The baker chooses the flour to use to make bread based on its rheological and functional properties but also on the basis of the baking techniques that will be used.
Bread flours have a high protein content and doughs made from high-protein flours are both more elastic (stretch further) and more extensible (hold their shape better). There are basically two methods of making bread. The straight or direct dough method is a single-mix process of making bread. The dough is made from all fresh ingredients, and they are all placed together and combined in one kneading or mixing session.
The sponge and dough method is a two-step process: in the first step a sponge or yeast starter is made and allowed to ferment for a period of time, and in the second step the sponge is added to the final dough’s ingredients, creating the total formula. This method requires the strongest flours with the most structural support, where a strong gluten network is required to contain the CO2 gases produced during fermentation.
Traditionally, fresh egg pasta in Italy has always been prepared with light flours, which in the past were carefully sieved before use, in order to eliminate any lumps.
This principle is still valid today: to obtain a traditional egg pasta dough you can use “00” or “0” flours. But which of the two types is better than the other? In reality, the difference between type “00” and type “0” flours is linked to the ash parameter (i.e., the residue that remains when a sample of flour is heated to above 600°C): for type 00 flours it cannot exceed 0.55% and for type 0 flours 0.65%. The difference is rather negligible, and even a well-trained eye struggles to see the differences between these two types of flour.
Whether using a type “0” or type “00” flour, the results will be excellent, given the simplicity and genuineness of the recipe. The product obtained at the end of the rolling of the dough, will be slightly “grey”, but this is not a defect, and it is not the fault of the flour! In fact, during cooking, the high temperatures give the egg pasta its yellow hue and the pasta will take on its inviting characteristic color.
For a good fresh pasta, soft wheat flours with a protein content of around 10% should be used.
The protein level of a flour depends on the alveograph characteristics of the ground wheat. Flours obtained from the same wheat have an increasing protein content with a higher ash content.

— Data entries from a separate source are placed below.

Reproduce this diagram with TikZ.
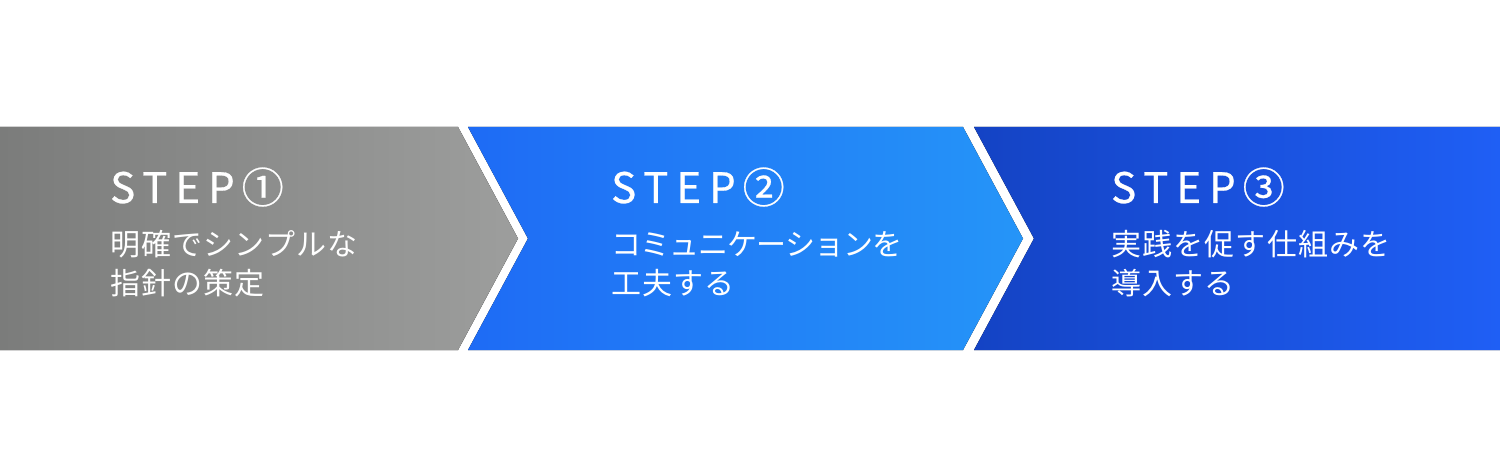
\documentclass[tikz,border=0pt]{standalone}
\usepackage{fontspec}
\setmainfont{Noto Sans CJK JP}
\newfontfamily\stepfont[LetterSpace=19,FakeBold=0.6]{Noto Sans CJK JP}
\newfontfamily\jpfont[LetterSpace=4]{Noto Sans CJK JP}
\newfontfamily\jpnarrow[LetterSpace=-3]{Noto Sans CJK JP}
\begin{document}
\begin{tikzpicture}[x=1pt,y=-1pt,
  steptitle/.style={anchor=base west,inner sep=0pt,text=white,font=\stepfont\fontsize{42}{42}\selectfont},
  stepbody/.style={anchor=base west,inner sep=0pt,text=white,font=\jpfont\fontsize{30}{39}\selectfont,align=left}]
\definecolor{grayL}{HTML}{7B7C7B}
\definecolor{grayR}{HTML}{9D9E9D}
\definecolor{blueAL}{HTML}{1E6BF5}
\definecolor{blueAR}{HTML}{2595F8}
\definecolor{blueBL}{HTML}{1443C4}
\definecolor{blueBR}{HTML}{1F5FF5}
\useasboundingbox (0,0) rectangle (1500,476);
\fill[white] (0,0) rectangle (1500,476);
\fill[left color=grayL,right color=grayR] (0,127) -- (458,127) -- (518,238.5) -- (458,350) -- (0,350) -- cycle;
\fill[left color=blueAL,right color=blueAR] (468,127) -- (963,127) -- (1023,238.5) -- (963,350) -- (468,350) -- (528,238.5) -- cycle;
\fill[left color=blueBL,right color=blueBR] (974,127) -- (1500,127) -- (1500,350) -- (974,350) -- (1034,238.5) -- cycle;
\node[steptitle] (t1) at (110,203) {STEP\,①};
\node[steptitle] (t2) at (611,203) {STEP\,②};
\node[steptitle] (t3) at (1111,203) {STEP\,③};
\node[stepbody] (b1a) at (110,255) {明確でシンプルな};
\node[stepbody] (b1b) at (110,294) {指針の策定};
\node[stepbody,font=\jpnarrow\fontsize{30}{39}\selectfont] (b2a) at (611,255) {コミュニケーションを};
\node[stepbody] (b2b) at (611,294) {工夫する};
\node[stepbody] (b3a) at (1111,255) {実践を促す仕組みを};
\node[stepbody] (b3b) at (1111,294) {導入する};
\end{tikzpicture}
\end{document}
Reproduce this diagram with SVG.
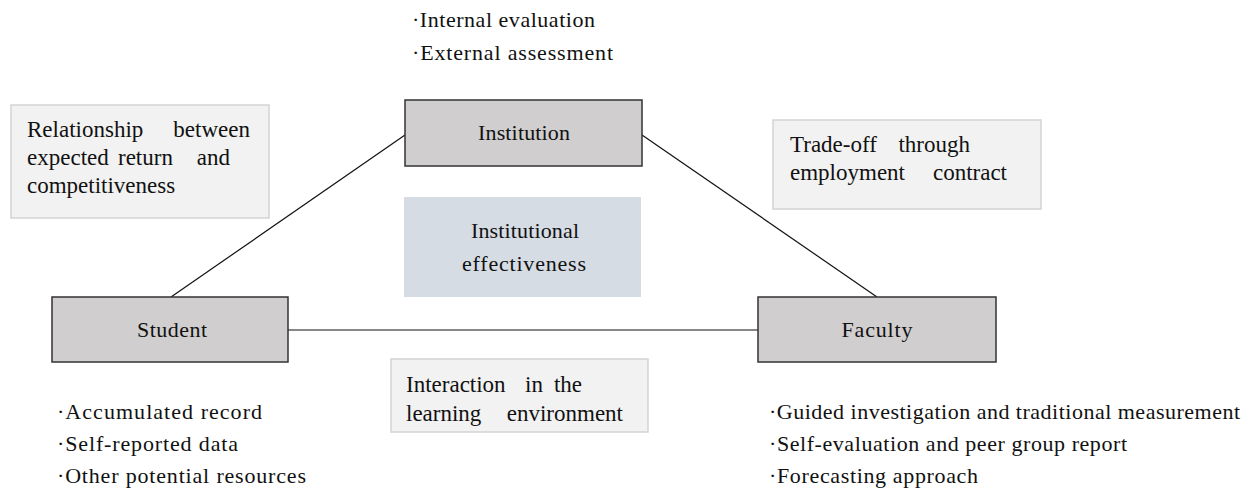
<svg xmlns="http://www.w3.org/2000/svg" width="1256" height="492" viewBox="0 0 1256 492">
<style>
text{font-family:'Liberation Serif','DejaVu Serif',serif;font-size:22px;fill:#111}
.nt{font-size:23px}
.node{fill:#d0cece;stroke:#333;stroke-width:1.5}
.note{fill:#f2f2f2;stroke:#d3d3d3;stroke-width:1.5}
.center{fill:#d6dce4}
.conn{stroke:#111;stroke-width:1.2;fill:none}
.mid{text-anchor:middle}
.end{text-anchor:end}
</style>
<rect width="1256" height="492" fill="#fff"/>
<g id="connectors">
<line class="conn" x1="405" y1="135" x2="171" y2="297"/>
<line class="conn" x1="642" y1="135" x2="877" y2="297"/>
<line class="conn" x1="288" y1="330" x2="758" y2="330"/>
</g>
<g id="institution">
<rect class="node" x="405" y="100" width="237" height="66"/>
<text class="mid" x="524" y="140" textLength="92" lengthAdjust="spacing">Institution</text>
</g>
<g id="institution-notes">
<text x="412" y="27" textLength="183" lengthAdjust="spacing">·Internal evaluation</text>
<text x="412" y="60" textLength="201" lengthAdjust="spacing">·External assessment</text>
</g>
<g id="student">
<rect class="node" x="52" y="297" width="236" height="65"/>
<text class="mid" x="172" y="337" textLength="70" lengthAdjust="spacing">Student</text>
</g>
<g id="student-notes">
<text x="57" y="419" textLength="205" lengthAdjust="spacing">·Accumulated record</text>
<text x="57" y="451" textLength="181" lengthAdjust="spacing">·Self-reported data</text>
<text x="57" y="483" textLength="249" lengthAdjust="spacing">·Other potential resources</text>
</g>
<g id="faculty">
<rect class="node" x="758" y="297" width="238" height="65"/>
<text class="mid" x="877" y="337" textLength="71" lengthAdjust="spacing">Faculty</text>
</g>
<g id="faculty-notes">
<text x="769" y="419" textLength="471" lengthAdjust="spacing">·Guided investigation and traditional measurement</text>
<text x="769" y="451" textLength="358" lengthAdjust="spacing">·Self-evaluation and peer group report</text>
<text x="769" y="483" textLength="209" lengthAdjust="spacing">·Forecasting approach</text>
</g>
<g id="relationship">
<rect class="note" x="11" y="105" width="258" height="113"/>
<text class="nt" x="27" y="137">Relationship</text>
<text class="nt end" x="250" y="137">between</text>
<text class="nt" x="27" y="165">expected</text>
<text class="nt" x="118" y="165">return</text>
<text class="nt end" x="230" y="165">and</text>
<text class="nt" x="27" y="193">competitiveness</text>
</g>
<g id="tradeoff">
<rect class="note" x="773" y="120" width="268" height="89"/>
<text class="nt" x="790" y="152">Trade-off</text>
<text class="nt end" x="970" y="152">through</text>
<text class="nt" x="790" y="180">employment</text>
<text class="nt end" x="1007" y="180">contract</text>
</g>
<g id="effectiveness">
<rect class="center" x="404" y="197" width="237" height="100"/>
<text class="mid" x="525" y="238" textLength="108" lengthAdjust="spacing">Institutional</text>
<text class="mid" x="524" y="271" textLength="124" lengthAdjust="spacing">effectiveness</text>
</g>
<g id="interaction">
<rect class="note" x="391" y="359" width="257" height="73"/>
<text class="nt" x="406" y="392">Interaction</text>
<text class="nt" x="525" y="392">in</text>
<text class="nt end" x="582" y="392">the</text>
<text class="nt" x="406" y="421">learning</text>
<text class="nt end" x="623" y="421">environment</text>
</g>
</svg>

Potato gnocchi are among the fresh pasta recipes prepared with soft wheat flours. The recipe is very simple and differs from the pasta dough by the addition of potatoes and a pinch of salt (they may be prepared with or without eggs).
The amount of flour should be around 20%-25% of the weight of the potatoes. In addition, in this case, a flour with a low protein content should be used, since flours with a high percentage of proteins would make the dough too tough. A low ash content flour should be used, with a grain size similar to semolina flour, so the yellow colour of the potatoes prevails in the dough.
To make a good-quality pizza dough, mixes of type 00 flour and Manitoba type 0 flour are used in a percentage from 5% to 20% with medium-strong rheological properties in order to guarantee an elastic dough that is both soft and tenacious.
In the case of the Pizza Napoletana TSG, there is a product specification that indicates the precise characteristics of the flour to be used – it must be made up of a mixture of type 00 and type 0 flours with a medium-high strength varying between 220 and 380 W.
The characteristics of the flour for the Pizza Napoletana are:
P/l 0.50-0.70
Absorption 55-62
Stability 4-12
Value index E10 max 60
Falling Number 300-400
Dry gluten 9.5- 11%
Protein 11 – 12.5 %
There are countless types of cakes and pastries, each of which requires an appropriate type of flour. In general, type 00 flours and, sometimes, type 1 flours are used.
The type of cake to be prepared influences the type of flour so there are shortcrust pastry flours, cake flour, flour for choux pastry, flour for puff pastry, flour for leavened products, brioche flour and Manitoba flour.
Shortcrust pastry requires a low protein flour to maintain the right crumbliness and consistency and prevent it from crumbling excessively.
Its characteristics are W 100-120 (regarding the strength) and P / L (the resistance (P) is the force necessary to lengthen the dough while the elasticity (L) is the ability to stretch without breaking) ratio of 0.38-0.42.
For chemically leavened sponge cakes that are light and fluffy, flours with W 190-210 and P / L 0.40-0.45 are recommended.
For natural leavening with organic yeast, typical of cream puffs and pancakes, medium-strong flours with W 240-260 and P / L 0.40-0.45 should be used.
Puff pastry dough must be easily rolled and withstand long processes so the flour must have characteristics with W 300-320 and P / L 0.48-0.50.
Finally, for the production of panettone and Baba, strong flours called “Manitoba” with characteristics of W 420-450 and P / L 0.55-0.60 should be used.